Jerry Nixon @Work: XAML Behaviors now open source

Jerry Nixon on Windows

Monday, December 28, 2015

XAML Behaviors now open source

XAML developers have enjoyed the reusable encapsulation and design-time experience of Behaviors since Windows Presentation Foundation. Just drag-and-drop onto the design-time canvas and you declaratively build out functionality without explicit code-behind.
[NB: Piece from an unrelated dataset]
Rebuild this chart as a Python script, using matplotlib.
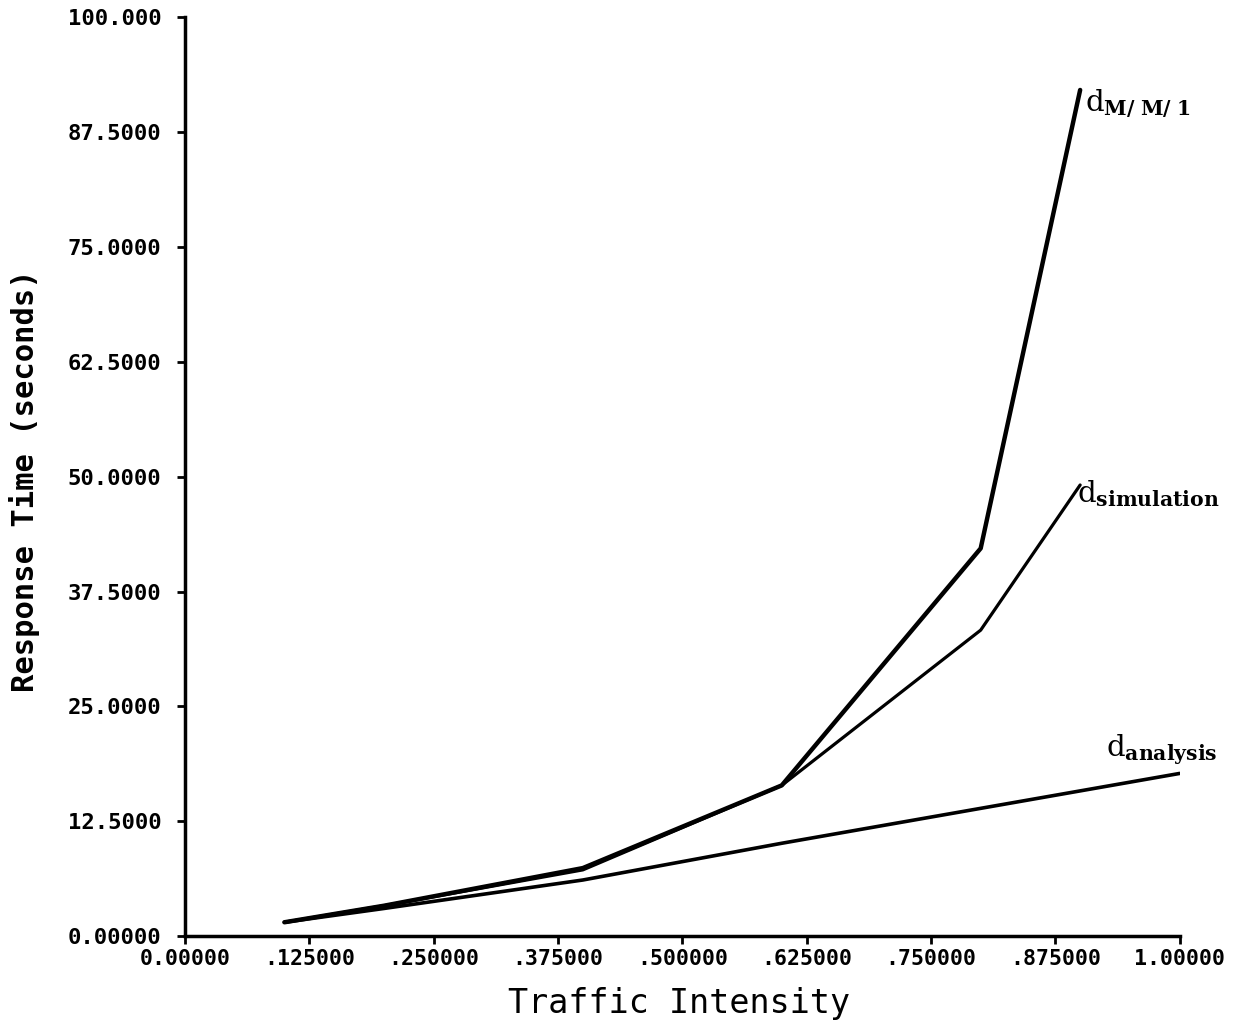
import matplotlib.pyplot as plt
import numpy as np

plt.rcParams['font.family'] = 'DejaVu Sans Mono'
plt.rcParams['mathtext.fontset'] = 'dejavuserif'

# data
rho_mm1 = [0.1, 0.2, 0.4, 0.6, 0.8, 0.9]
d_mm1 = [1.5, 3.3, 7.4, 16.4, 42.2, 92.1]

rho_sim = [0.1, 0.2, 0.4, 0.6, 0.8, 0.9]
d_sim = [1.5, 3.3, 7.2, 16.4, 33.3, 49.1]

rho_ana = [0.1, 0.2, 0.4, 0.6, 0.8, 1.0]
d_ana = [1.5, 3.0, 6.1, 10.1, 13.9, 17.7]

xticks = np.arange(0, 1.0001, 0.125)
xticklabels = ['0.00000', '.125000', '.250000', '.375000', '.500000',
               '.625000', '.750000', '.875000', '1.00000']
yticks = np.arange(0, 100.001, 12.5)
yticklabels = ['0.00000', '12.5000', '25.0000', '37.5000', '50.0000',
               '62.5000', '75.0000', '87.5000', '100.000']

fig = plt.figure(figsize=(12.48, 10.23), dpi=100)
ax = fig.add_axes([0.1482, 0.085, 0.797, 0.898])

ax.plot(rho_mm1, d_mm1, color='black', lw=3.2, solid_capstyle='round')
ax.plot(rho_sim, d_sim, color='black', lw=2.3, solid_capstyle='round')
ax.plot(rho_ana, d_ana, color='black', lw=2.6, solid_capstyle='round')

ax.text(0.905, 90.6, r'd$_{\mathbf{M/\ M/\ 1}}$', fontsize=21, family='DejaVu Serif', va='center')
ax.text(0.897, 48.2, r'd$_{\mathbf{simulation}}$', fontsize=21, family='DejaVu Serif', va='center')
ax.text(0.926, 20.3, r'd$_{\mathbf{analysis}}$', fontsize=21, family='DejaVu Serif', va='center')

ax.set_xlim(0, 1.0)
ax.set_ylim(0, 100)
ax.set_xticks(xticks)
ax.set_xticklabels(xticklabels, fontweight='bold', fontsize=15.5)
ax.set_yticks(yticks)
ax.set_yticklabels(yticklabels, fontweight='bold', fontsize=16)
ax.tick_params(axis='both', direction='out', length=6, width=2)
ax.tick_params(axis='x', pad=3)
ax.tick_params(axis='y', pad=11)

for s in ['top', 'right']:
    ax.spines[s].set_visible(False)
ax.spines['left'].set_linewidth(2.5)
ax.spines['bottom'].set_linewidth(2.5)
ax.spines['left'].set_bounds(0, 100)
ax.spines['bottom'].set_bounds(0, 1.0)

ax.set_xlabel('Traffic Intensity', fontsize=24)
ax.set_ylabel('Response Time (seconds)', fontsize=22, fontweight='bold')
ax.yaxis.set_label_coords(-0.146, 0.496)
ax.xaxis.set_label_coords(0.4965, -0.056)

fig.savefig('out.png', dpi=100)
New for Windows developers

For Universal Windows Platform (UWP) developers, XAML behaviors work the same way – though their implementation has been reduced from Behavior/Trigger/Action, to a simpler Behavior/Action. This easy approach allows developers to pump out custom Behaviors in a flash. As Windows apps continue to leverage this candy, developers want to understand their implementation and expand the Behavior framework. As a result of, Microsoft’s Behaviors team has moved the Behaviors code base to GitHub, and placed it under an OSS license, accepting outside contributions.

What does this mean?

Open Sourcing Behaviors means developers can lift the covers and better understand the frameworks they are using. It means high-end customers can perform deeper, better security audits. And, it means developers who love the framework can add features to increase their own productivity.

About this interview

Microsoft’s DevRadio on Channel 9 is an ongoing video-podcast bringing developer content to the developer community. In this episode, I talk with the leads on the XAML Behaviors team. We discuss the motivations around OSS and the future of the XAML Behaviors framework.

What do you need to know?
First, XAML Behaviors have not changed – except that the package is no longer an Extension SDK through the platform, but a NuGet package that can be serviced frequently and easily. Second, the design-time experience in Visual Studio has not changed. And, third, you can find, review, and contribute to the framework at

Who owns the code?

Because the XAML community is so active, vibrant, and engaged, community insiders and Microsoft MVPs are the core custodians of the framework. Microsoft still owns the integration into Visual Studio and the overall developer experience. But, this means the future of XAML Behaviors is truly in the hands of the developers who love it so much.